Le monde occidental est devenu celui de l’impermanence ; on dirait qu’Héraclite ou le Tao ont finalement gagné contre Platon et tous les philosophes de l’être. On change de boulot, de voisins, de collègues, d’amis, de ville, de conjoint, et même de genre. Ce qui est constant chez l’individu ce sont ses qualités singulières, sa personnalité, et non ses relations. Pour cette raison, il attache une grande importance à la cohérence et à l’intégrité morale.
Fidèle à rien, l’occidental doit au moins être fidèle à lui-même.
S’adapter à un monde social individualiste signifie perfectionner les attributs personnels qui persistent dans divers contextes, tailler sa pierre, quoi.

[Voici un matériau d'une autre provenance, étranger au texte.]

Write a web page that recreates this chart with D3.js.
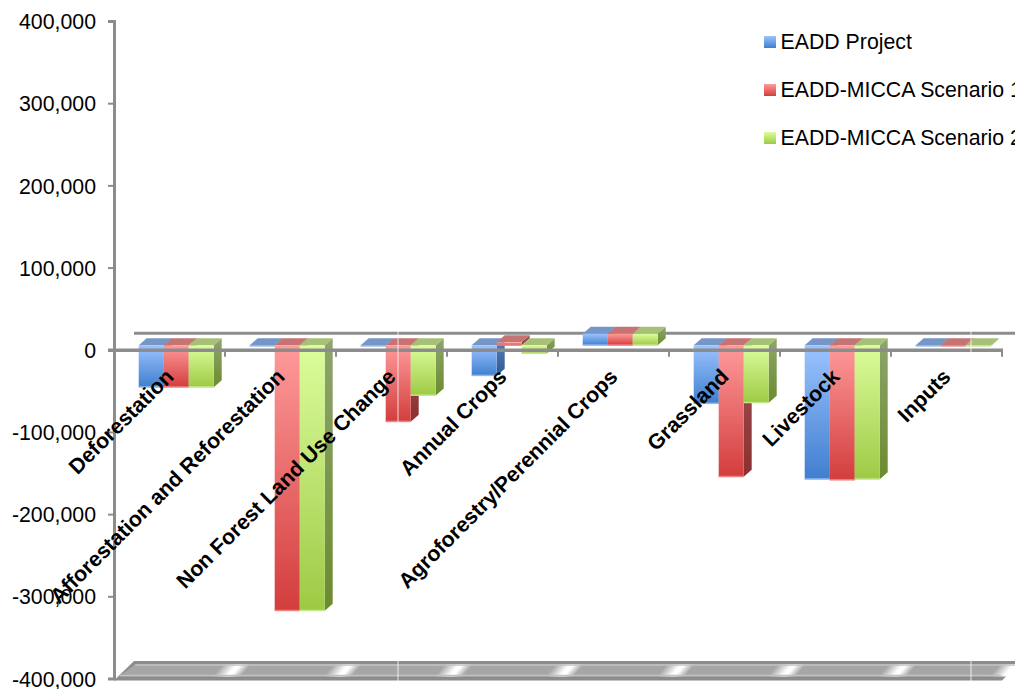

Bref, dans notre société actuelle, nous avons deux communautés face à face : l’une, issue d’une immigration récente, ne se reconnaît aucun défaut et accuse l’autre, et l’autre adore se flageller pour aller vers plus de perfection morale… un beau couple sado-maso qui peut s’étriper longtemps, avant qu’une des tendances philosophiques ne l’emporte. Bref, de longs et pénibles efforts seront encore nécessaires.
Mon opinion personnelle reste solidement en faveur de notre culture occidentale, qui me semble présenter le rapport points positifs / points négatifs le plus favorable. Notre culture occidentale est pour le moment encore majoritaire dans nos pays. Que faire afin d’apaiser les tensions ? Il me semble nécessaire d’assurer que chaque individu issu des cultures de l’honneur soit frotté sérieusement à notre culture. Cela doit se faire dès l’enfance, avant que les préjugés ne s’installent.
Texte rédigé sans utilisation d’IA !
Si je puis me permettre, la dénonciation me semble plus fréquente dans les régimes communautaristes, collectivistes ou totalitaires
Notre culture, qui favorise la dénonciation et l’individualisme actuel, me rappelle plutôt les livres d’histoire de la première moitié du XXe siècle. La voir opposée à la culture de la honte où, dans la majorité de ces pays, les habitants ne finissent pas leur vie abandonnés dans des maisons de retraite privées à la gestion uniquement orientée vers la rentabilité ne me semble pas la mettre en valeur.